**SHORT PROBLEM:** Exactly as written, retype the listing below, omitting the pictures.

[Figure scripts]
• • •

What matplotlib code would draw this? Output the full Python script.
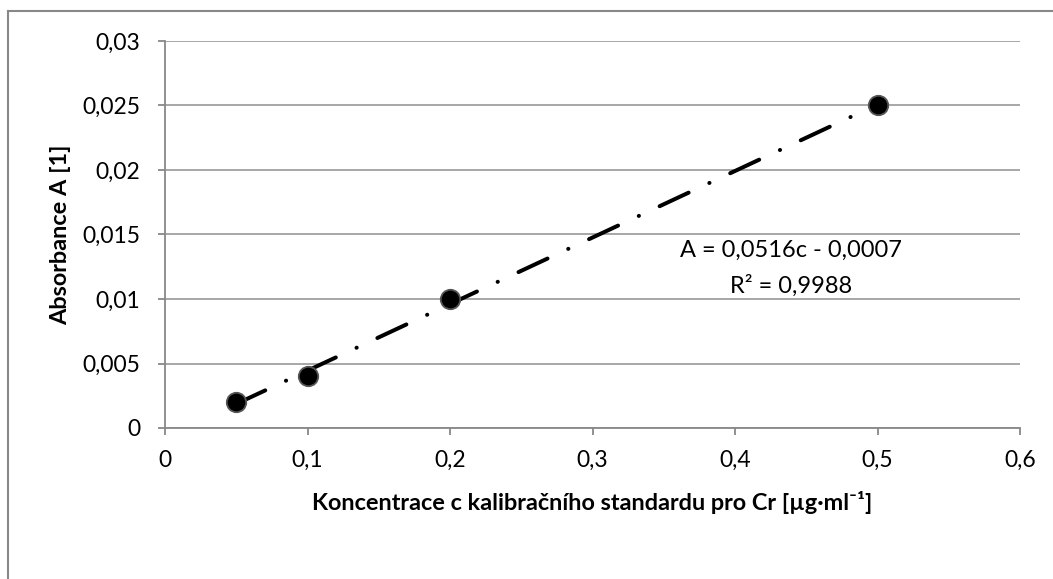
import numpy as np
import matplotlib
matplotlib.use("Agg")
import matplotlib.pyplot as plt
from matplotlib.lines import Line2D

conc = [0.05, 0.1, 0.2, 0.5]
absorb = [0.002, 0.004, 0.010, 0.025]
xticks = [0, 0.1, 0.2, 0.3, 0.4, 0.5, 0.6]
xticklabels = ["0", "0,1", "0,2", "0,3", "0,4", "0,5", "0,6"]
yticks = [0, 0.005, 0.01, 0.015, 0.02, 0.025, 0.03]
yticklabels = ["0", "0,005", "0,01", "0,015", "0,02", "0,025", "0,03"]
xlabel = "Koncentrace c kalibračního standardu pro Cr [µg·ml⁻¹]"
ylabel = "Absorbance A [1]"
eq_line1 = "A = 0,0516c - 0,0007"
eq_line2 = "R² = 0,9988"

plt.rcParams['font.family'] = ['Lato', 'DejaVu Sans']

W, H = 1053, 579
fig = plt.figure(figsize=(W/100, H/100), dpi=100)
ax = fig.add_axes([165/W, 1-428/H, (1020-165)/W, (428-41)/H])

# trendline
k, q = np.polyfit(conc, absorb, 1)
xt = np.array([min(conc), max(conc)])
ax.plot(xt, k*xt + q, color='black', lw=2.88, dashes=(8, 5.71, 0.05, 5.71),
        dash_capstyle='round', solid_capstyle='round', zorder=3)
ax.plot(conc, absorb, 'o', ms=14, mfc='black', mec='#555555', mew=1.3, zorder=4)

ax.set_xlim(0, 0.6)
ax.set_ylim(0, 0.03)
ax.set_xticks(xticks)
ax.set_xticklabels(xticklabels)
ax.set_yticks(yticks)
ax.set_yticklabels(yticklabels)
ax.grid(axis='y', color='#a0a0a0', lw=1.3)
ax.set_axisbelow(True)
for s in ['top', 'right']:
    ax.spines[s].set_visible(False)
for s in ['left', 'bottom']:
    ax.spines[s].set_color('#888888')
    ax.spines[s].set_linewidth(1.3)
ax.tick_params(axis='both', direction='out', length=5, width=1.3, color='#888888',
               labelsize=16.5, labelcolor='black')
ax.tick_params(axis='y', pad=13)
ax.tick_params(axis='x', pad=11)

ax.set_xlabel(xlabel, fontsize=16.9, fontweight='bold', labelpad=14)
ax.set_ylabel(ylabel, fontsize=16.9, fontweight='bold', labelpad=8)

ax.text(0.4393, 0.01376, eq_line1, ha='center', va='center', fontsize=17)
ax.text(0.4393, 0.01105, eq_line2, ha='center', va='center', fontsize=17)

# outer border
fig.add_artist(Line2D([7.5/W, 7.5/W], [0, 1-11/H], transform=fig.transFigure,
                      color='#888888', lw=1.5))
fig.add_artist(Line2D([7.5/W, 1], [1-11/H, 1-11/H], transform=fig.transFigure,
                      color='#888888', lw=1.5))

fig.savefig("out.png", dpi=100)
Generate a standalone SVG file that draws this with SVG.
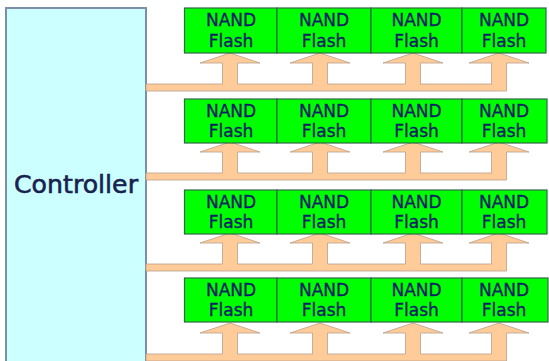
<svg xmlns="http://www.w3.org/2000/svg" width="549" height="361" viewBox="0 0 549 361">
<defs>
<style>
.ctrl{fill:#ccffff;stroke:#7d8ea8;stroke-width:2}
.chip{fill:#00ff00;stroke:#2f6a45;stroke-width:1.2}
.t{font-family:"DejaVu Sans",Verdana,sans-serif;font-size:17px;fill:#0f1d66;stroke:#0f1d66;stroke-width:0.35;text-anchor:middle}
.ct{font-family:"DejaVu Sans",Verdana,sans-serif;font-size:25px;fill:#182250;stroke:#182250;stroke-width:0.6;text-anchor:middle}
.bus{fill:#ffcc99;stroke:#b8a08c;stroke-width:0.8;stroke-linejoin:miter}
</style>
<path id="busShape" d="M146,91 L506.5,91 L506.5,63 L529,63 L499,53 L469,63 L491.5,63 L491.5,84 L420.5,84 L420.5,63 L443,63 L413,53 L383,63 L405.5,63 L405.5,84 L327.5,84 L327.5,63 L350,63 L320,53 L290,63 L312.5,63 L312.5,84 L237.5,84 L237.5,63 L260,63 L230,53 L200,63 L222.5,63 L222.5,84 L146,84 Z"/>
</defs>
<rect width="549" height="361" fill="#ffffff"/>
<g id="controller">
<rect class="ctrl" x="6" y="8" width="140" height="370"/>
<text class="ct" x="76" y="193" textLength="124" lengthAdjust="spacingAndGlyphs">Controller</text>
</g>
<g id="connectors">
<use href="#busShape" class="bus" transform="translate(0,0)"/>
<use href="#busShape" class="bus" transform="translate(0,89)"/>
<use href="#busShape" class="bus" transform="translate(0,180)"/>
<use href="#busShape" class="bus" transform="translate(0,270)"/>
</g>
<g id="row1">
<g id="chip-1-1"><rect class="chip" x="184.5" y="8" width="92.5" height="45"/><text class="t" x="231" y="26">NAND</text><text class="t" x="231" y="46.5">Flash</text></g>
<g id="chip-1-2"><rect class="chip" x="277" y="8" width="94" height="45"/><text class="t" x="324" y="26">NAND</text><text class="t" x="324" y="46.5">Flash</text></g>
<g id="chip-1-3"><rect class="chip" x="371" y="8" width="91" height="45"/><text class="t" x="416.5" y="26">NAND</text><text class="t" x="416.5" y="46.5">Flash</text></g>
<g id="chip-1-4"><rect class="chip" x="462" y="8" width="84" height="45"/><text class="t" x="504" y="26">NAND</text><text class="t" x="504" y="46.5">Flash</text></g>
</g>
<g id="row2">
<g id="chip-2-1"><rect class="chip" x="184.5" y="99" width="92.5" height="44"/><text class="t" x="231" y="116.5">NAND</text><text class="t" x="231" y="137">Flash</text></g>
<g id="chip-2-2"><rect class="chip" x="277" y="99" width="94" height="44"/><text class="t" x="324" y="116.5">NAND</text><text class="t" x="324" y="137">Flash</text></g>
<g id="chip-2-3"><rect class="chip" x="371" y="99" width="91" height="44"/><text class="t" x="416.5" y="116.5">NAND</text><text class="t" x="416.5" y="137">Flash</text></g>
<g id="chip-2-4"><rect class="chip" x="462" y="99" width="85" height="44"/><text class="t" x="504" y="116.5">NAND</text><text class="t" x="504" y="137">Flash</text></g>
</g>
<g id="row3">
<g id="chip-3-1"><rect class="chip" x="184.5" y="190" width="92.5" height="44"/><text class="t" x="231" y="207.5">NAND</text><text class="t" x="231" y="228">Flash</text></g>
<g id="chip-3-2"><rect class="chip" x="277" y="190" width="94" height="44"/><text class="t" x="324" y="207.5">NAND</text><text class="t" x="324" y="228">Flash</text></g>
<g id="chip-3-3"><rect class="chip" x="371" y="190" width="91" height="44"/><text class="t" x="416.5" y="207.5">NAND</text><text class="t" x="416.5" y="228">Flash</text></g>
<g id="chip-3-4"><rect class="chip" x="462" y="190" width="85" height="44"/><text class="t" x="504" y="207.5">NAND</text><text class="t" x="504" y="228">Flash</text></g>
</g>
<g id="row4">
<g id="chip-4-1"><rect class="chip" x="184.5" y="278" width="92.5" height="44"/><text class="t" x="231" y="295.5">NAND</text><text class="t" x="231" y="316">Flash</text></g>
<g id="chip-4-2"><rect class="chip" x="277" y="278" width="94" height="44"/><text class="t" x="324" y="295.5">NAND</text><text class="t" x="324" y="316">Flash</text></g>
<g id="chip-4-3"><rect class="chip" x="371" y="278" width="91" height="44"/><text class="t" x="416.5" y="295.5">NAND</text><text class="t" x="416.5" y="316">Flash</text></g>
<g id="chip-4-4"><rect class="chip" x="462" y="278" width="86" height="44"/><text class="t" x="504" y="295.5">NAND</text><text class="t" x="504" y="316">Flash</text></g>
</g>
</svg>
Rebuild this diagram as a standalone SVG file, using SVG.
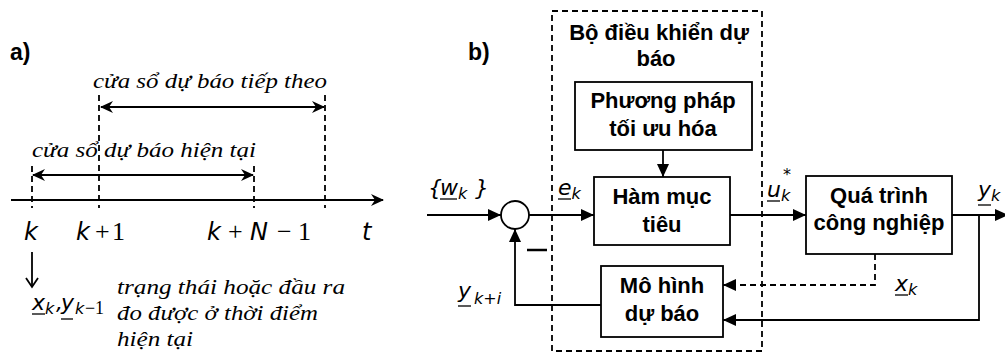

• • •

**SOLUTION FOR THIS EXERCISE:**
What matplotlib code would draw this? Output the full Python script.
import numpy as np
import matplotlib
matplotlib.use("Agg")
import matplotlib.pyplot as plt
from matplotlib.lines import Line2D

conc = [0.05, 0.1, 0.2, 0.5]
absorb = [0.002, 0.004, 0.010, 0.025]
xticks = [0, 0.1, 0.2, 0.3, 0.4, 0.5, 0.6]
xticklabels = ["0", "0,1", "0,2", "0,3", "0,4", "0,5", "0,6"]
yticks = [0, 0.005, 0.01, 0.015, 0.02, 0.025, 0.03]
yticklabels = ["0", "0,005", "0,01", "0,015", "0,02", "0,025", "0,03"]
xlabel = "Koncentrace c kalibračního standardu pro Cr [µg·ml⁻¹]"
ylabel = "Absorbance A [1]"
eq_line1 = "A = 0,0516c - 0,0007"
eq_line2 = "R² = 0,9988"

plt.rcParams['font.family'] = ['Lato', 'DejaVu Sans']

W, H = 1053, 579
fig = plt.figure(figsize=(W/100, H/100), dpi=100)
ax = fig.add_axes([165/W, 1-428/H, (1020-165)/W, (428-41)/H])

# trendline
k, q = np.polyfit(conc, absorb, 1)
xt = np.array([min(conc), max(conc)])
ax.plot(xt, k*xt + q, color='black', lw=2.88, dashes=(8, 5.71, 0.05, 5.71),
        dash_capstyle='round', solid_capstyle='round', zorder=3)
ax.plot(conc, absorb, 'o', ms=14, mfc='black', mec='#555555', mew=1.3, zorder=4)

ax.set_xlim(0, 0.6)
ax.set_ylim(0, 0.03)
ax.set_xticks(xticks)
ax.set_xticklabels(xticklabels)
ax.set_yticks(yticks)
ax.set_yticklabels(yticklabels)
ax.grid(axis='y', color='#a0a0a0', lw=1.3)
ax.set_axisbelow(True)
for s in ['top', 'right']:
    ax.spines[s].set_visible(False)
for s in ['left', 'bottom']:
    ax.spines[s].set_color('#888888')
    ax.spines[s].set_linewidth(1.3)
ax.tick_params(axis='both', direction='out', length=5, width=1.3, color='#888888',
               labelsize=16.5, labelcolor='black')
ax.tick_params(axis='y', pad=13)
ax.tick_params(axis='x', pad=11)

ax.set_xlabel(xlabel, fontsize=16.9, fontweight='bold', labelpad=14)
ax.set_ylabel(ylabel, fontsize=16.9, fontweight='bold', labelpad=8)

ax.text(0.4393, 0.01376, eq_line1, ha='center', va='center', fontsize=17)
ax.text(0.4393, 0.01105, eq_line2, ha='center', va='center', fontsize=17)

# outer border
fig.add_artist(Line2D([7.5/W, 7.5/W], [0, 1-11/H], transform=fig.transFigure,
                      color='#888888', lw=1.5))
fig.add_artist(Line2D([7.5/W, 1], [1-11/H, 1-11/H], transform=fig.transFigure,
                      color='#888888', lw=1.5))

fig.savefig("out.png", dpi=100)
Generate a standalone SVG file that draws this with SVG.
<svg xmlns="http://www.w3.org/2000/svg" width="549" height="361" viewBox="0 0 549 361">
<defs>
<style>
.ctrl{fill:#ccffff;stroke:#7d8ea8;stroke-width:2}
.chip{fill:#00ff00;stroke:#2f6a45;stroke-width:1.2}
.t{font-family:"DejaVu Sans",Verdana,sans-serif;font-size:17px;fill:#0f1d66;stroke:#0f1d66;stroke-width:0.35;text-anchor:middle}
.ct{font-family:"DejaVu Sans",Verdana,sans-serif;font-size:25px;fill:#182250;stroke:#182250;stroke-width:0.6;text-anchor:middle}
.bus{fill:#ffcc99;stroke:#b8a08c;stroke-width:0.8;stroke-linejoin:miter}
</style>
<path id="busShape" d="M146,91 L506.5,91 L506.5,63 L529,63 L499,53 L469,63 L491.5,63 L491.5,84 L420.5,84 L420.5,63 L443,63 L413,53 L383,63 L405.5,63 L405.5,84 L327.5,84 L327.5,63 L350,63 L320,53 L290,63 L312.5,63 L312.5,84 L237.5,84 L237.5,63 L260,63 L230,53 L200,63 L222.5,63 L222.5,84 L146,84 Z"/>
</defs>
<rect width="549" height="361" fill="#ffffff"/>
<g id="controller">
<rect class="ctrl" x="6" y="8" width="140" height="370"/>
<text class="ct" x="76" y="193" textLength="124" lengthAdjust="spacingAndGlyphs">Controller</text>
</g>
<g id="connectors">
<use href="#busShape" class="bus" transform="translate(0,0)"/>
<use href="#busShape" class="bus" transform="translate(0,89)"/>
<use href="#busShape" class="bus" transform="translate(0,180)"/>
<use href="#busShape" class="bus" transform="translate(0,270)"/>
</g>
<g id="row1">
<g id="chip-1-1"><rect class="chip" x="184.5" y="8" width="92.5" height="45"/><text class="t" x="231" y="26">NAND</text><text class="t" x="231" y="46.5">Flash</text></g>
<g id="chip-1-2"><rect class="chip" x="277" y="8" width="94" height="45"/><text class="t" x="324" y="26">NAND</text><text class="t" x="324" y="46.5">Flash</text></g>
<g id="chip-1-3"><rect class="chip" x="371" y="8" width="91" height="45"/><text class="t" x="416.5" y="26">NAND</text><text class="t" x="416.5" y="46.5">Flash</text></g>
<g id="chip-1-4"><rect class="chip" x="462" y="8" width="84" height="45"/><text class="t" x="504" y="26">NAND</text><text class="t" x="504" y="46.5">Flash</text></g>
</g>
<g id="row2">
<g id="chip-2-1"><rect class="chip" x="184.5" y="99" width="92.5" height="44"/><text class="t" x="231" y="116.5">NAND</text><text class="t" x="231" y="137">Flash</text></g>
<g id="chip-2-2"><rect class="chip" x="277" y="99" width="94" height="44"/><text class="t" x="324" y="116.5">NAND</text><text class="t" x="324" y="137">Flash</text></g>
<g id="chip-2-3"><rect class="chip" x="371" y="99" width="91" height="44"/><text class="t" x="416.5" y="116.5">NAND</text><text class="t" x="416.5" y="137">Flash</text></g>
<g id="chip-2-4"><rect class="chip" x="462" y="99" width="85" height="44"/><text class="t" x="504" y="116.5">NAND</text><text class="t" x="504" y="137">Flash</text></g>
</g>
<g id="row3">
<g id="chip-3-1"><rect class="chip" x="184.5" y="190" width="92.5" height="44"/><text class="t" x="231" y="207.5">NAND</text><text class="t" x="231" y="228">Flash</text></g>
<g id="chip-3-2"><rect class="chip" x="277" y="190" width="94" height="44"/><text class="t" x="324" y="207.5">NAND</text><text class="t" x="324" y="228">Flash</text></g>
<g id="chip-3-3"><rect class="chip" x="371" y="190" width="91" height="44"/><text class="t" x="416.5" y="207.5">NAND</text><text class="t" x="416.5" y="228">Flash</text></g>
<g id="chip-3-4"><rect class="chip" x="462" y="190" width="85" height="44"/><text class="t" x="504" y="207.5">NAND</text><text class="t" x="504" y="228">Flash</text></g>
</g>
<g id="row4">
<g id="chip-4-1"><rect class="chip" x="184.5" y="278" width="92.5" height="44"/><text class="t" x="231" y="295.5">NAND</text><text class="t" x="231" y="316">Flash</text></g>
<g id="chip-4-2"><rect class="chip" x="277" y="278" width="94" height="44"/><text class="t" x="324" y="295.5">NAND</text><text class="t" x="324" y="316">Flash</text></g>
<g id="chip-4-3"><rect class="chip" x="371" y="278" width="91" height="44"/><text class="t" x="416.5" y="295.5">NAND</text><text class="t" x="416.5" y="316">Flash</text></g>
<g id="chip-4-4"><rect class="chip" x="462" y="278" width="86" height="44"/><text class="t" x="504" y="295.5">NAND</text><text class="t" x="504" y="316">Flash</text></g>
</g>
</svg>
Rebuild this diagram as a standalone SVG file, using SVG.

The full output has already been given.